To investigate the effect of an increase in ASM/W on hepatic steatosis change in patients with or without obesity, logistic analysis was performed in the subgroups defined by BMI. Decrease in HOMA-IR and a decline in total fat mass independently predict the resolution of liver steatosis in subjects with obesity, suggesting that weight loss may be the primary intervention for these patients. Meanwhile, increasing skeletal muscle mass to improve insulin resistance is also essential. Comparatively, an increase in ASM/W was an independent predictor in participants without obesity, indicating that increasing skeletal muscle mass is the main therapeutic strategy for MAFLD patients without obesity, rather than weight loss.
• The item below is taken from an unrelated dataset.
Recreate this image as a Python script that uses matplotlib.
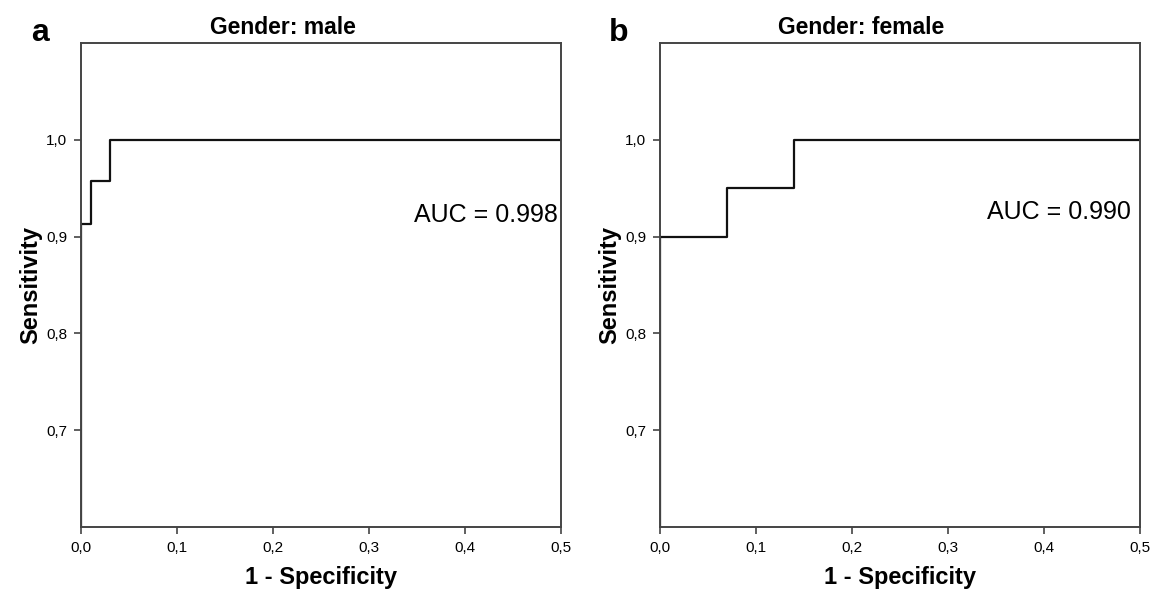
import matplotlib
matplotlib.use('Agg')
import matplotlib.pyplot as plt
from matplotlib.ticker import FuncFormatter

plt.rcParams['font.family'] = ['Liberation Sans', 'DejaVu Sans']

# ROC step points (1 - specificity, sensitivity)
male_fpr = [0.0, 0.0, 0.01, 0.01, 0.03, 0.03, 0.5]
male_tpr = [0.0, 0.913, 0.913, 0.957, 0.957, 1.0, 1.0]
female_fpr = [0.0, 0.0, 0.07, 0.07, 0.14, 0.14, 0.5]
female_tpr = [0.0, 0.9, 0.9, 0.95, 0.95, 1.0, 1.0]

panels = ['a', 'b']
titles = ['Gender: male', 'Gender: female']
auc_labels = ['AUC = 0.998', 'AUC = 0.990']
x_ticks = [0.0, 0.1, 0.2, 0.3, 0.4, 0.5]
y_ticks = [0.7, 0.8, 0.9, 1.0]

fig = plt.figure(figsize=(11.51, 5.92), dpi=100)
W, H = 1151, 592

def comma(v, pos):
    return f'{v:.1f}'.replace('.', ',')

data = [(male_fpr, male_tpr), (female_fpr, female_tpr)]
lefts = [81, 660]
auc_pos = [(0.497, 0.9225), (0.490, 0.925)]

for i in range(2):
    ax = fig.add_axes([lefts[i] / W, 1 - 527 / H, 480 / W, 484 / H])
    fpr, tpr = data[i]
    ax.plot(fpr, tpr, color='#111111', lw=1.6)
    ax.set_xlim(0, 0.5)
    ax.set_ylim(0.6, 1.1)
    ax.set_xticks(x_ticks)
    ax.set_yticks(y_ticks)
    ax.xaxis.set_major_formatter(FuncFormatter(comma))
    ax.yaxis.set_major_formatter(FuncFormatter(comma))
    for s in ax.spines.values():
        s.set_color('#444444')
        s.set_linewidth(1.4)
    ax.tick_params(direction='out', length=5, width=1.2, color='#444444',
                   labelsize=11, pad=5)
    ax.set_xlabel('1 - Specificity', fontsize=17, fontweight='bold', labelpad=8)
    ax.set_ylabel('Sensitivity', fontsize=17, fontweight='bold', labelpad=3)
    ax.text(0.42, 1.008, titles[i], transform=ax.transAxes, ha='center', va='bottom',
            fontsize=16.5, fontweight='bold')
    ax.text(auc_pos[i][0], auc_pos[i][1], auc_labels[i], ha='right', va='center',
            fontsize=18)
    fig.text((lefts[i] - 41) / W, 1 - 33 / H, panels[i], ha='center', va='center',
             fontsize=23, fontweight='bold')

fig.savefig('out.png', dpi=100)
This suggests that increasing skeletal muscle mass can be a promising therapy for MAFLD [46, 47], especially for MAFLD without obesity (BMI<25kg/m2). For MAFLD with obesity (BMI≥25kg/m2), weight (fat) loss as well as decreasing HOMA-IR are important interventions to improve liver steatosis.
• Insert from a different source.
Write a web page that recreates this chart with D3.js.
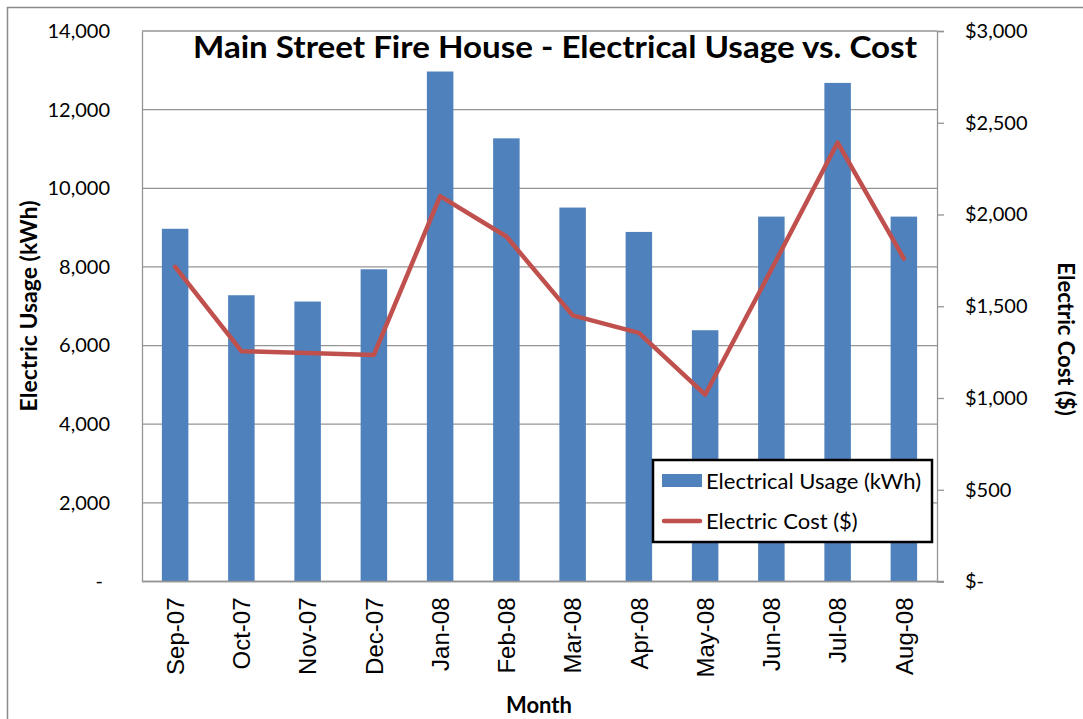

The association between SMI and liver fibrosis has been confirmed in several published studies [12,13,14, 16, 17] which concluded that low skeletal muscle mass was associated with more severe fibrosis, but all of these findings were cross-sectional. In the current study, we explored the relationship between changes in ASM/W and changes in liver stiffness. Liver stiffness showed a significant decrease at follow-up compared with that at baseline in the group with an ASM/W increase. This result was in accordance with the conclusions reported by previous studies. However, the conclusion needs to be further validated because a small percentage (6, 2.3%) of patients were defined as having liver fibrosis with a baseline LSM > 7.1 kPa, and most of the rest were determined to have no fibrosis with an LSM ≤7.1 kPa in this study. Therefore, further long-term longitudinal research with a large number of subjects with high LSM is needed.

There are some limitations in this study. First, the main limitation of the study is the lack of the assessment of skeletal muscle mass, which can be evaluated by MRI-PDFF, however, it was not available in this study. It will be the purpose in our future studies associated with MAFLD and skeletal muscle. Second, the sample size was small; therefore, the subgroup analysis with a small number of subjects may weaken the reliability of the conclusion. Besides, due the limitations of small sample size regarding orlistat (n=16) and meal replacement treatments (n=10), subgroup analysis of the associations among different interventions and skeletal muscle mass did not provide sufficient statistical power to demonstrate and further prospective studies with larger sample sizes are needed to identify. Thirdly, this study was implemented in a single center, and more multicenter studies are warranted to provide more powerful evidence. Third, despite the fact that hepatic steatosis remission was evaluated by MRI-PDFF instead of histology, the gold standard, MRI-PDFF was an accurate and invasive technique for assessing the severity of steatosis and could be an alternative method in large-scale population studies.

Conclusions

In summary, our study suggested that an increase in relative skeletal muscle mass and decrease in total fat mass over time may have a significant beneficial effect on improving the resolution of liver steatosis, independent of weight loss. Increasing skeletal muscle mass might be a strategy for the additive efficacy of MAFLD, especially for patients without obesity. Loss of total fat mass and improvement of insulin resistance are effective strategies for MAFLD with obesity. However, more multicenter longitudinal studies based on large populations are needed to confirm our findings.